Melanie ist natürlich inzwischen auch wieder kalt, wie üblich, und vom Schaukeln der Wellen sei ihr schlecht (was ich aber nicht zuletzt auf das Salzwasser zurückführe, das man ja in kleinen Mengen dabei zu sich nimmt), also packen wir zusammen.
Da beginnt der Spaß erst so richtig. Ich habe nämlich keinen Gedanken an Ersatzklamotten verschwendet. Die Shorts, die ich zum Baden getragen habe, kann ich auswringen und die weite Armeehose dann anziehen, aber Unterhosen trage ich in diesem Stadium nicht mehr, weil sich in denen eine ganze Baggerschaufel voll Sand angesammelt hat. Sogar in den Seitenstreifen der Shorts steckt Sand, durch welche Öffnungen auch immer der da rein gekommen sein mag.[1] Ich habe lediglich den Sand in meinen Hosentaschen erfolgreich entfernen können, bevor ich das Wasser verlassen habe. Das alles dauert seine Zeit, und der Wasserschlauch vor der Toilette leistet ganz gute Dienste. Als wir dann schließlich fertig sind, nehme ich noch eine Handvoll Sand in einer Plastiktüte mit.

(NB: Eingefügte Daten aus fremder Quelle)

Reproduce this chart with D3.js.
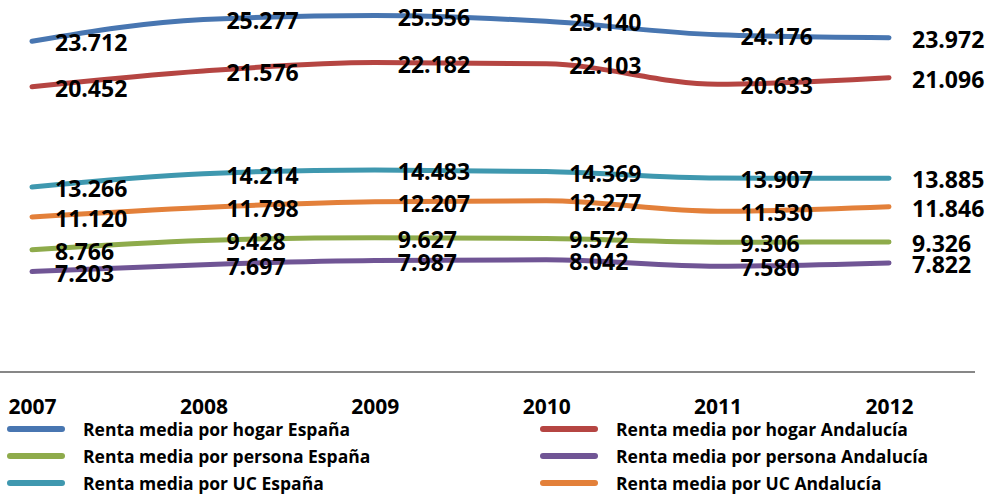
<!DOCTYPE html>
<html><head><meta charset="utf-8">
<script src="https://cdn.jsdelivr.net/npm/d3@7"></script>
<style>
html,body{margin:0;padding:0;background:#fff;}
svg{display:block;font-family:"Open Sans",sans-serif;font-weight:bold;}
</style></head>
<body>
<svg id="c" width="992" height="494"></svg>
<script>
const years = ["2007","2008","2009","2010","2011","2012"];
const hogarEspana = [23.712,25.277,25.556,25.140,24.176,23.972];
const hogarAndalucia = [20.452,21.576,22.182,22.103,20.633,21.096];
const ucEspana = [13.266,14.214,14.483,14.369,13.907,13.885];
const ucAndalucia = [11.120,11.798,12.207,12.277,11.530,11.846];
const personaEspana = [8.766,9.428,9.627,9.572,9.306,9.326];
const personaAndalucia = [7.203,7.697,7.987,8.042,7.580,7.822];
const seriesNames = ["Renta media por hogar España","Renta media por hogar Andalucía","Renta media por persona España","Renta media por persona Andalucía","Renta media por UC España","Renta media por UC Andalucía"];
const seriesValues = [hogarEspana,hogarAndalucia,personaEspana,personaAndalucia,ucEspana,ucAndalucia];
const colors = ["#4876B1","#B54542","#8EAB4B","#705595","#3F98AF","#E3803A"];

const svg = d3.select("#c");
const x = d3.scalePoint().domain(years).range([32,889]);
const y = d3.scaleLinear().domain([0,26.67]).range([372,0]);
const fmt = v => v.toFixed(3);

// axis baseline
svg.append("line").attr("x1",0).attr("x2",975).attr("y1",y(0)).attr("y2",y(0))
  .attr("stroke","#878787").attr("stroke-width",2);

// year labels
const xa = svg.append("g").attr("transform",`translate(0,${y(0)})`)
  .call(d3.axisBottom(x).tickSize(0).tickPadding(0));
xa.select(".domain").remove();
xa.selectAll("text").attr("dy",null).attr("y",34).attr("dominant-baseline","central")
  .attr("font-size",21).attr("font-family","Open Sans").attr("font-weight","bold").attr("fill","#000");

const line = d3.line().x((d,i)=>x(years[i])).y(d=>y(d)).curve(d3.curveMonotoneX);

seriesValues.forEach((vals,si)=>{
  svg.append("path").attr("d",line(vals)).attr("fill","none")
    .attr("stroke",colors[si]).attr("stroke-width",5)
    .attr("stroke-linecap","round").attr("stroke-linejoin","round");
});
seriesValues.forEach((vals,si)=>{
  svg.append("g").selectAll("text").data(vals).join("text")
    .attr("x",(d,i)=>x(years[i])+23).attr("y",d=>y(d)+1)
    .attr("dominant-baseline","central").attr("font-size",23).attr("fill","#000")
    .text(fmt);
});

// legend
const lg = svg.append("g");
seriesNames.forEach((name,i)=>{
  const col = i%2, row = Math.floor(i/2);
  const lx = col===0 ? 10 : 543;
  const ly = [429,456,483][row];
  lg.append("line").attr("x1",lx).attr("x2",lx+52).attr("y1",ly).attr("y2",ly)
    .attr("stroke",colors[i]).attr("stroke-width",6).attr("stroke-linecap","round");
  lg.append("text").attr("x",lx+73).attr("y",ly).attr("dominant-baseline","central")
    .attr("font-size",17.5).attr("fill","#000").text(name);
});
</script>
</body></html>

Wir steigen kurz vor der Abfahrt in den 100-Yen-Bus und fahren zurück nach Same, und dort müssen wir dann die richtige Bushaltestelle für den Rückweg nach Hachinohe suchen. Mehr durch Zufall bemerken wir, dass die Busse hier an der Endstation eine kleine Runde fahren und ein Stück weiter vorne wieder auf die Hauptstraße einbiegen. Sie fahren dann die von uns aus gesehen übernächste, und nicht die nächste Bushaltestelle an, die uns ein schrecklich mageres Bild von Rückfahrtmöglichkeiten vermittelt hatte. Ich habe mir bereits Sorgen gemacht. Wir warten also vor der richtigen Haltestelle zehn Minuten lang auf den Bus, und das Dach der Haltestelle schützt uns vor dem Platzregen, der in diesen Minuten niedergeht.
Zurück in Hachinohe wissen wir dann zwar, an welcher Haltestelle wir in den Expressbus zurück nach Hirosaki steigen müssen, wir wissen, wie sie heißt, aber wir müssen sie erst suchen, weil uns der genaue Standort nicht bekannt ist. Die Haltestelle heißt „Jû-ichi-nichi Machi“, also „Stadt des elften Tages“. Irgendjemand hat sich das Benennen der einzelnen Bezirke offenbar sehr einfach gemacht. Nachdem das dann aber geklärt ist, suchen wir einen Platz zum Essen, und dazu müssen wir die Hauptstraße verlassen. Dort habe ich nur einen „Mo’s Burger“ gesehen, und da kann man beim besten Willen nicht essen. Wir finden ein Ramen-Restaurant, das unseren Bedürfnissen voll und ganz entspricht. Wir warten dann noch 15 Minuten lang auf den Bus und fahren gen Hirosaki, wo wir um 21:00 eintreffen.
[1] Den Rest dieses Sandes trug ich noch 20 Jahre später in derselben Hose mit mir herum, was dem Ganzen einen sehr nostalgischen Charakter gibt.